**Requirements**
Can you transcribe every entry word for word, skipping the images?

### Task material ###

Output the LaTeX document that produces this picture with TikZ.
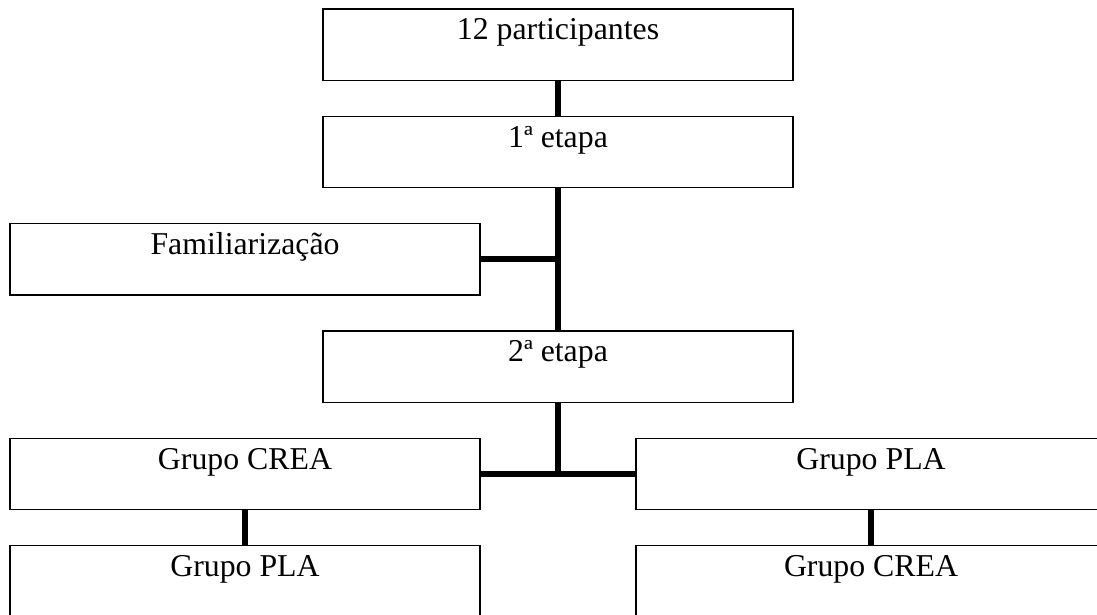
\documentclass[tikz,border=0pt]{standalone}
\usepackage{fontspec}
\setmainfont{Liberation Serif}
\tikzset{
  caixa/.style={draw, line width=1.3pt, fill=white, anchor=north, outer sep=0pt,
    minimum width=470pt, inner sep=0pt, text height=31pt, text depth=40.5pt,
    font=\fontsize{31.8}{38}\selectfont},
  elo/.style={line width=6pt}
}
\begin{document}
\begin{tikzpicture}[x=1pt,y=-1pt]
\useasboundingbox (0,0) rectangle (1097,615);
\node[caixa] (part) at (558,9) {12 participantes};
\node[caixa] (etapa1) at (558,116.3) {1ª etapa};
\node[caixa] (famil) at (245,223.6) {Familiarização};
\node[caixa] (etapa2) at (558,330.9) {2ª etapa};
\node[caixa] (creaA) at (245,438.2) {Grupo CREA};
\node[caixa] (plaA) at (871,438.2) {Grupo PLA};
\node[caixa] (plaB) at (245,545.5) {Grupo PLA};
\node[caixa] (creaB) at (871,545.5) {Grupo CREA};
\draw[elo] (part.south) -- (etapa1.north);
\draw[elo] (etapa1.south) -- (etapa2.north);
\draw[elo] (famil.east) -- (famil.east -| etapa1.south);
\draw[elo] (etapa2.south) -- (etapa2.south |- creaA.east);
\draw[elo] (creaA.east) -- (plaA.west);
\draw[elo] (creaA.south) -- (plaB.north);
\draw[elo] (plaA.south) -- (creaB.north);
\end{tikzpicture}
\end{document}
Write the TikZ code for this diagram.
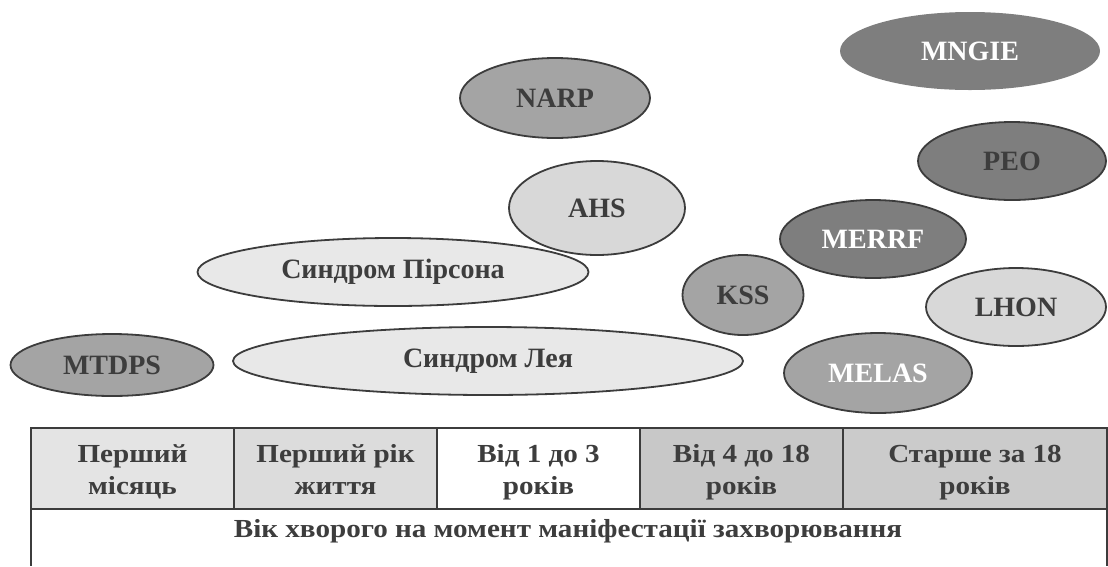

###

**Answer for the task**
Output the LaTeX document that produces this picture with TikZ.
\documentclass[tikz,border=0pt]{standalone}
\usepackage{fontspec}
\setmainfont{Liberation Serif}
\tikzset{
  caixa/.style={draw, line width=1.3pt, fill=white, anchor=north, outer sep=0pt,
    minimum width=470pt, inner sep=0pt, text height=31pt, text depth=40.5pt,
    font=\fontsize{31.8}{38}\selectfont},
  elo/.style={line width=6pt}
}
\begin{document}
\begin{tikzpicture}[x=1pt,y=-1pt]
\useasboundingbox (0,0) rectangle (1097,615);
\node[caixa] (part) at (558,9) {12 participantes};
\node[caixa] (etapa1) at (558,116.3) {1ª etapa};
\node[caixa] (famil) at (245,223.6) {Familiarização};
\node[caixa] (etapa2) at (558,330.9) {2ª etapa};
\node[caixa] (creaA) at (245,438.2) {Grupo CREA};
\node[caixa] (plaA) at (871,438.2) {Grupo PLA};
\node[caixa] (plaB) at (245,545.5) {Grupo PLA};
\node[caixa] (creaB) at (871,545.5) {Grupo CREA};
\draw[elo] (part.south) -- (etapa1.north);
\draw[elo] (etapa1.south) -- (etapa2.north);
\draw[elo] (famil.east) -- (famil.east -| etapa1.south);
\draw[elo] (etapa2.south) -- (etapa2.south |- creaA.east);
\draw[elo] (creaA.east) -- (plaA.west);
\draw[elo] (creaA.south) -- (plaB.north);
\draw[elo] (plaA.south) -- (creaB.north);
\end{tikzpicture}
\end{document}
Write the TikZ code for this diagram.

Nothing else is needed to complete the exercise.